WHAT TO PRODUCE
The required output is the block of lines from the line with "Rebuild this diagram" to the line with "(interchir) at (178,593)", endpoints included and pictures omitted.

RECORDS SUPPLIED
►

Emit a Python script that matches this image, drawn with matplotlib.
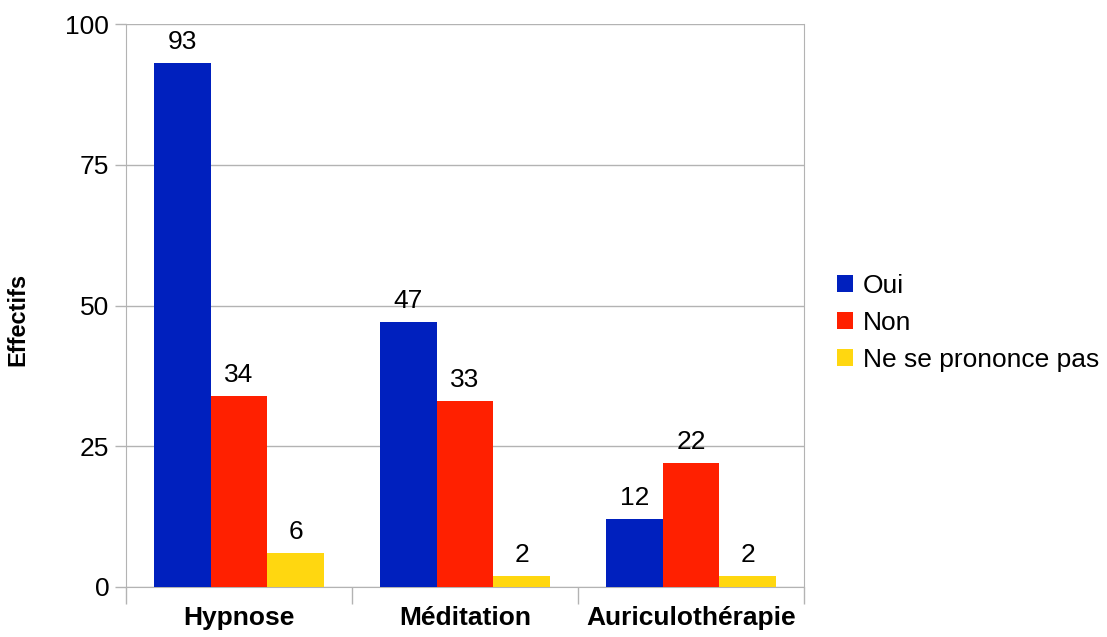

◄
►

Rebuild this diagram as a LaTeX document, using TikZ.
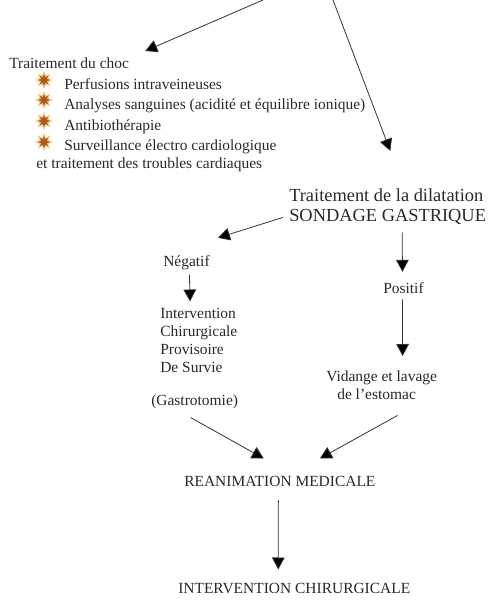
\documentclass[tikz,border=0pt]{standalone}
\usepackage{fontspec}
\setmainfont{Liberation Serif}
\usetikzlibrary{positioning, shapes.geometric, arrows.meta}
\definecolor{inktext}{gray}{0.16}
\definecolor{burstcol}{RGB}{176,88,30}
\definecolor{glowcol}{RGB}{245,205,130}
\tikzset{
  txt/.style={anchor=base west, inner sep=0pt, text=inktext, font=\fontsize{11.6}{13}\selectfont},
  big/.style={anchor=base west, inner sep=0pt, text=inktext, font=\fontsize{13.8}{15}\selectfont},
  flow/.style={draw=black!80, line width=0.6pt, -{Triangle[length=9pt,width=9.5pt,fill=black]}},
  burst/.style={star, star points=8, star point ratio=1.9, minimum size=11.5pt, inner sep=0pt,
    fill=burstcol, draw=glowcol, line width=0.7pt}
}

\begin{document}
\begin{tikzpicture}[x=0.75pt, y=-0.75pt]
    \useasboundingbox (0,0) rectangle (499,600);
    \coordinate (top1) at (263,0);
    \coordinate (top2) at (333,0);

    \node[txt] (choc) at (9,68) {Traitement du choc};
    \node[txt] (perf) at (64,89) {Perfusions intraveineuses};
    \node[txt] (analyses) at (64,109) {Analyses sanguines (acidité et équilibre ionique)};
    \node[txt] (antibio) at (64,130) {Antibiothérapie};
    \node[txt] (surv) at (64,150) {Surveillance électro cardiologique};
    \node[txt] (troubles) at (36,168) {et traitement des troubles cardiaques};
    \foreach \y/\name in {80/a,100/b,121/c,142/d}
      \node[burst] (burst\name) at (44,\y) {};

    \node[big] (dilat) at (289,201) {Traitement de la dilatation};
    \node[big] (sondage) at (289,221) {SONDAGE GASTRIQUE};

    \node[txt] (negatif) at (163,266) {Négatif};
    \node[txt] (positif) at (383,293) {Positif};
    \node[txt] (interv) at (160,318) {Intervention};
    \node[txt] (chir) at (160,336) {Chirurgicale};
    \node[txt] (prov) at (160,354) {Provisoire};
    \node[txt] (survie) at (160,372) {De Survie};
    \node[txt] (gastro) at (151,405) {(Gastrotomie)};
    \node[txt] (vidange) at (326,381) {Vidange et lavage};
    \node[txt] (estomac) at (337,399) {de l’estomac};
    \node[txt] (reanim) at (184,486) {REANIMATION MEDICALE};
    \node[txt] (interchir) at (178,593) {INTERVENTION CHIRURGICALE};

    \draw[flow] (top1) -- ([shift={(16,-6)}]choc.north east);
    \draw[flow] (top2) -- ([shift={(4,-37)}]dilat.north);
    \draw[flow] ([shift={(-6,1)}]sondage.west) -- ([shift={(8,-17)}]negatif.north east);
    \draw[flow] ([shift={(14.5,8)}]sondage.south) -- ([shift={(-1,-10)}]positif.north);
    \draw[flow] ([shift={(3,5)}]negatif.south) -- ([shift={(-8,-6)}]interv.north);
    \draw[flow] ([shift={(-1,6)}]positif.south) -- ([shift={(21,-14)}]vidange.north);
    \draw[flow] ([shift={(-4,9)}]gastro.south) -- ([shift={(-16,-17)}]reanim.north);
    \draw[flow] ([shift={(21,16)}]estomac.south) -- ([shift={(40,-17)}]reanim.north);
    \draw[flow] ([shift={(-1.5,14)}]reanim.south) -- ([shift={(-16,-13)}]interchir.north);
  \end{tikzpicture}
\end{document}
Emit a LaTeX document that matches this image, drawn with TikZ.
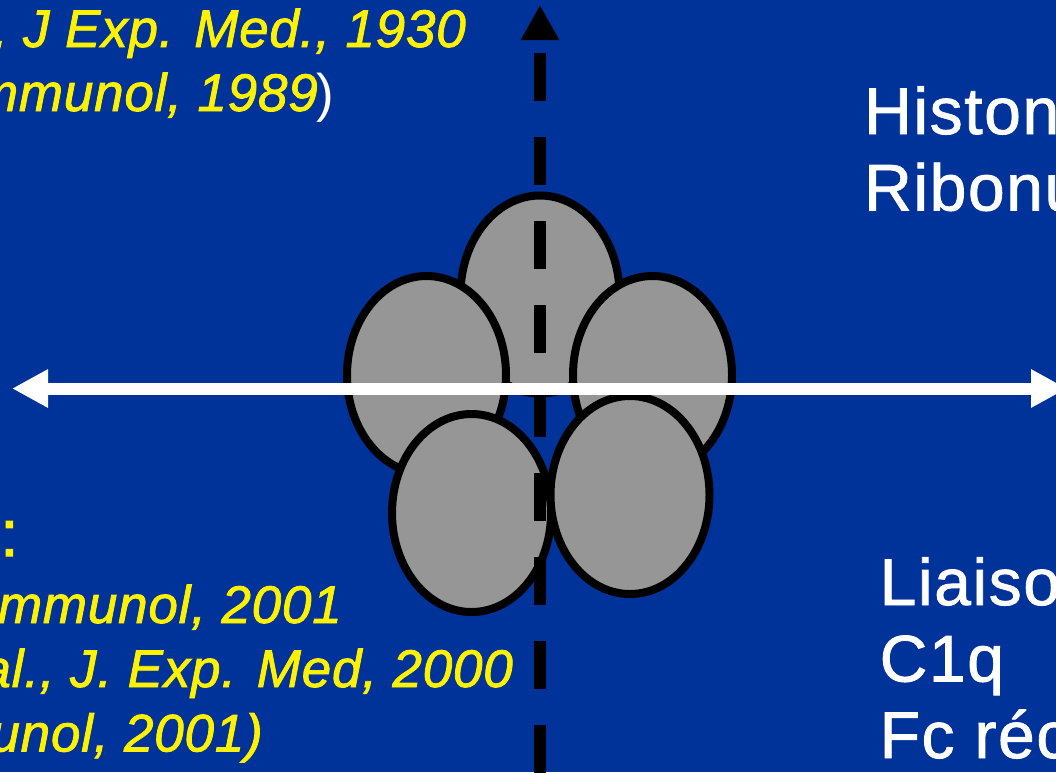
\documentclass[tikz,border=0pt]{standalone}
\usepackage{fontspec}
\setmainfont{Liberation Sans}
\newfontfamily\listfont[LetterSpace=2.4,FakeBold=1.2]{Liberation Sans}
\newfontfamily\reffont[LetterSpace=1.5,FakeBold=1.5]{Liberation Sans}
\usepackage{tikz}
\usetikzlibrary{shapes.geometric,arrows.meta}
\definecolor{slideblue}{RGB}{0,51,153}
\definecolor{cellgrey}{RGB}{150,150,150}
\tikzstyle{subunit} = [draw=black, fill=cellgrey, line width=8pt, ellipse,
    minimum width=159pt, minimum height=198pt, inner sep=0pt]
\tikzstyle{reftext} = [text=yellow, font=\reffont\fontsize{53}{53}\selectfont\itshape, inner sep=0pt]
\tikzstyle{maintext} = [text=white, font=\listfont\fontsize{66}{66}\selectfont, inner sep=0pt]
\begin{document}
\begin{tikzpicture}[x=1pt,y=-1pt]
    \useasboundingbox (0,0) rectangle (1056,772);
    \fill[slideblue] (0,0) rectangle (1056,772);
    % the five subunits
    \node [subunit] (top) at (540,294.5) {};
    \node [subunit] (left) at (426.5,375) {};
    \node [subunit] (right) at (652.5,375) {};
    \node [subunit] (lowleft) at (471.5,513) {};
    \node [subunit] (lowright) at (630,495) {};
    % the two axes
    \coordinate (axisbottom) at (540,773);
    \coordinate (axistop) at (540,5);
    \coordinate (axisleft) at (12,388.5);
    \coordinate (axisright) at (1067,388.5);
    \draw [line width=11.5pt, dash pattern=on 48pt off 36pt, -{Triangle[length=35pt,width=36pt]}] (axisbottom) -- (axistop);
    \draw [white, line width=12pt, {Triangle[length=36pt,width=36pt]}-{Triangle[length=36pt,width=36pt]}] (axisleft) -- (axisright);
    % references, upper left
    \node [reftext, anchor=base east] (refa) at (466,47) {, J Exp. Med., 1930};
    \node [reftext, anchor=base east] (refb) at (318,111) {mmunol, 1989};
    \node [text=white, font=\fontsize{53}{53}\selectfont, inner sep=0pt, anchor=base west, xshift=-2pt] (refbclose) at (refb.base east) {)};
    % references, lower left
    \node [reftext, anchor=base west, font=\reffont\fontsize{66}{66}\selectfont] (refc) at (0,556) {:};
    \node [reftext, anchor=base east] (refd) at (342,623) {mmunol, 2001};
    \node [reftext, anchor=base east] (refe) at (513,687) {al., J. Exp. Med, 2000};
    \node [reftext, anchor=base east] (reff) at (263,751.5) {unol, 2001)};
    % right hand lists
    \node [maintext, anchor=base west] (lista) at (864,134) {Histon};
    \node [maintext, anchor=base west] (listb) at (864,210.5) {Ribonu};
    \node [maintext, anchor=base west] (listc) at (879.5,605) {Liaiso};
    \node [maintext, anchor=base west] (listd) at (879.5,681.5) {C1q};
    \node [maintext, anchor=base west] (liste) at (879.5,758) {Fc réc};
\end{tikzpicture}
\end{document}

◄
►

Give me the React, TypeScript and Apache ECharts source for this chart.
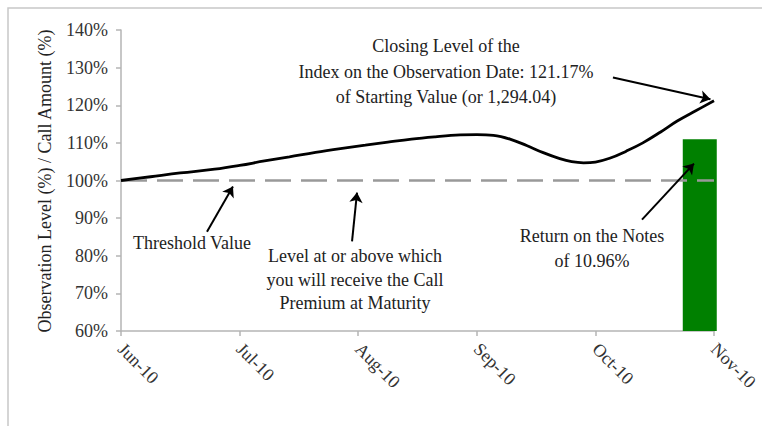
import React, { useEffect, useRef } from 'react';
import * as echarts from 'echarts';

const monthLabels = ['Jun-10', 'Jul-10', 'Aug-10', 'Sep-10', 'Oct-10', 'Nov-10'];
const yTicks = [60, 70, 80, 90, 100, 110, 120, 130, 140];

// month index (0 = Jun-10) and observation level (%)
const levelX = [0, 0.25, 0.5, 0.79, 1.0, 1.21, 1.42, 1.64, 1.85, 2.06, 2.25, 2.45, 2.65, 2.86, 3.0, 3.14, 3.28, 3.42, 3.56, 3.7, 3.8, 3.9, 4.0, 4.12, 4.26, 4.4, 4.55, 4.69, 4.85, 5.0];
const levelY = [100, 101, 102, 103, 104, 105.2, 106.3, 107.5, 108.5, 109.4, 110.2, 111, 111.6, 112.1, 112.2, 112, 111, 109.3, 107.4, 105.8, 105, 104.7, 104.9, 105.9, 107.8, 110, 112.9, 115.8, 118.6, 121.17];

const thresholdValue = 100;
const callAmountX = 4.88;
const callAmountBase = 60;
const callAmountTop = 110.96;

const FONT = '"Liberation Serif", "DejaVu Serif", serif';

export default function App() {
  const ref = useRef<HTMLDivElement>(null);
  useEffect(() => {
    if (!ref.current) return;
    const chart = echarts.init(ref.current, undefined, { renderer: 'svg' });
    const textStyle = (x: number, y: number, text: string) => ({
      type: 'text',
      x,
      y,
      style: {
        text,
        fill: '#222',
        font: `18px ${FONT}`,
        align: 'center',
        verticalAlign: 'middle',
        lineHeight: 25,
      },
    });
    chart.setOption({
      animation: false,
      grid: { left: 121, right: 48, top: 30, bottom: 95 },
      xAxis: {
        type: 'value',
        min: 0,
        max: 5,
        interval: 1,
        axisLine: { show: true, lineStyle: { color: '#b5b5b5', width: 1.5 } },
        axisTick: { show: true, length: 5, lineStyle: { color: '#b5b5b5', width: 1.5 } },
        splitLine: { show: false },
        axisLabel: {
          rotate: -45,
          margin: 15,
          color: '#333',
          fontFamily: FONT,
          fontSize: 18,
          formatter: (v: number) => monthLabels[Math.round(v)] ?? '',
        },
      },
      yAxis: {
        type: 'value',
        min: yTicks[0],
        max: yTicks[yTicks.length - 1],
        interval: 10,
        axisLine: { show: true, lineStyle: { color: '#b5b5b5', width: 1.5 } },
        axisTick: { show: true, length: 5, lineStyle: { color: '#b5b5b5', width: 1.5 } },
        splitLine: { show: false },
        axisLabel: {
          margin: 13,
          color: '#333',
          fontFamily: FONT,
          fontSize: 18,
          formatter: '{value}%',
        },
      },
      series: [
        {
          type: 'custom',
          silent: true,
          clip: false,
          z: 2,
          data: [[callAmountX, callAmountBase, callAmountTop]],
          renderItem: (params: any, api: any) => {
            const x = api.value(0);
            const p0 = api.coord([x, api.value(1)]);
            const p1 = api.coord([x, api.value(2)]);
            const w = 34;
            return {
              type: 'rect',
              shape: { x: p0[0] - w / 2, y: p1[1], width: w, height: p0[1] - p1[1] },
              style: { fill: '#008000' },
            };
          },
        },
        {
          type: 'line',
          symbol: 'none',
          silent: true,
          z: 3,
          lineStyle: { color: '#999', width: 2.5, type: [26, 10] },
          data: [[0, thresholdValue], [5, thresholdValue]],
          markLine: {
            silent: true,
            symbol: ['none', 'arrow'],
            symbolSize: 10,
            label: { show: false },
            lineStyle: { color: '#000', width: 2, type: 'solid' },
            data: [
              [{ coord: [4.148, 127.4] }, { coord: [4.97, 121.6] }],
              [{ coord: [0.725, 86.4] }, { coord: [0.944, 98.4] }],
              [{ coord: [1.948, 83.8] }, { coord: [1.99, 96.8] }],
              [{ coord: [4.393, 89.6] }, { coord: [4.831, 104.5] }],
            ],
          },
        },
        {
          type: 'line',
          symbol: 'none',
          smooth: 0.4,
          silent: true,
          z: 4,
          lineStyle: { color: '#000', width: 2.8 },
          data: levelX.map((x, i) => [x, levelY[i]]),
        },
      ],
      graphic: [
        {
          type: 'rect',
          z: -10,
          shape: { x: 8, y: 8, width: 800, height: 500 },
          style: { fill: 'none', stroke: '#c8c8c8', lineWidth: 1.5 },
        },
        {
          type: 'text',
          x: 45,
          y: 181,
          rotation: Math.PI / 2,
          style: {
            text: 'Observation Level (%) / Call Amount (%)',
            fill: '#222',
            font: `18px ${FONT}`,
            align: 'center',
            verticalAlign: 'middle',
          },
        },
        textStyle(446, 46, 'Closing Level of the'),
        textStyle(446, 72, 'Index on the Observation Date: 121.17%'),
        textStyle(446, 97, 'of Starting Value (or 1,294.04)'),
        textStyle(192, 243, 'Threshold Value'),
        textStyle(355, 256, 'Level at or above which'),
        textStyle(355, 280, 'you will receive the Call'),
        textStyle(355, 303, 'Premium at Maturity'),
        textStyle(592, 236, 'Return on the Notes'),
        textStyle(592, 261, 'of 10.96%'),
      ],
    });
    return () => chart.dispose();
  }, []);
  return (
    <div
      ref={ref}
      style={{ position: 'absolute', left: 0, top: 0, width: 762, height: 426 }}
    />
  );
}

◄

TASK RESULT
Rebuild this diagram as a LaTeX document, using TikZ.
\documentclass[tikz,border=0pt]{standalone}
\usepackage{fontspec}
\setmainfont{Liberation Serif}
\usetikzlibrary{positioning, shapes.geometric, arrows.meta}
\definecolor{inktext}{gray}{0.16}
\definecolor{burstcol}{RGB}{176,88,30}
\definecolor{glowcol}{RGB}{245,205,130}
\tikzset{
  txt/.style={anchor=base west, inner sep=0pt, text=inktext, font=\fontsize{11.6}{13}\selectfont},
  big/.style={anchor=base west, inner sep=0pt, text=inktext, font=\fontsize{13.8}{15}\selectfont},
  flow/.style={draw=black!80, line width=0.6pt, -{Triangle[length=9pt,width=9.5pt,fill=black]}},
  burst/.style={star, star points=8, star point ratio=1.9, minimum size=11.5pt, inner sep=0pt,
    fill=burstcol, draw=glowcol, line width=0.7pt}
}

\begin{document}
\begin{tikzpicture}[x=0.75pt, y=-0.75pt]
    \useasboundingbox (0,0) rectangle (499,600);
    \coordinate (top1) at (263,0);
    \coordinate (top2) at (333,0);

    \node[txt] (choc) at (9,68) {Traitement du choc};
    \node[txt] (perf) at (64,89) {Perfusions intraveineuses};
    \node[txt] (analyses) at (64,109) {Analyses sanguines (acidité et équilibre ionique)};
    \node[txt] (antibio) at (64,130) {Antibiothérapie};
    \node[txt] (surv) at (64,150) {Surveillance électro cardiologique};
    \node[txt] (troubles) at (36,168) {et traitement des troubles cardiaques};
    \foreach \y/\name in {80/a,100/b,121/c,142/d}
      \node[burst] (burst\name) at (44,\y) {};

    \node[big] (dilat) at (289,201) {Traitement de la dilatation};
    \node[big] (sondage) at (289,221) {SONDAGE GASTRIQUE};

    \node[txt] (negatif) at (163,266) {Négatif};
    \node[txt] (positif) at (383,293) {Positif};
    \node[txt] (interv) at (160,318) {Intervention};
    \node[txt] (chir) at (160,336) {Chirurgicale};
    \node[txt] (prov) at (160,354) {Provisoire};
    \node[txt] (survie) at (160,372) {De Survie};
    \node[txt] (gastro) at (151,405) {(Gastrotomie)};
    \node[txt] (vidange) at (326,381) {Vidange et lavage};
    \node[txt] (estomac) at (337,399) {de l’estomac};
    \node[txt] (reanim) at (184,486) {REANIMATION MEDICALE};
    \node[txt] (interchir) at (178,593) {INTERVENTION CHIRURGICALE};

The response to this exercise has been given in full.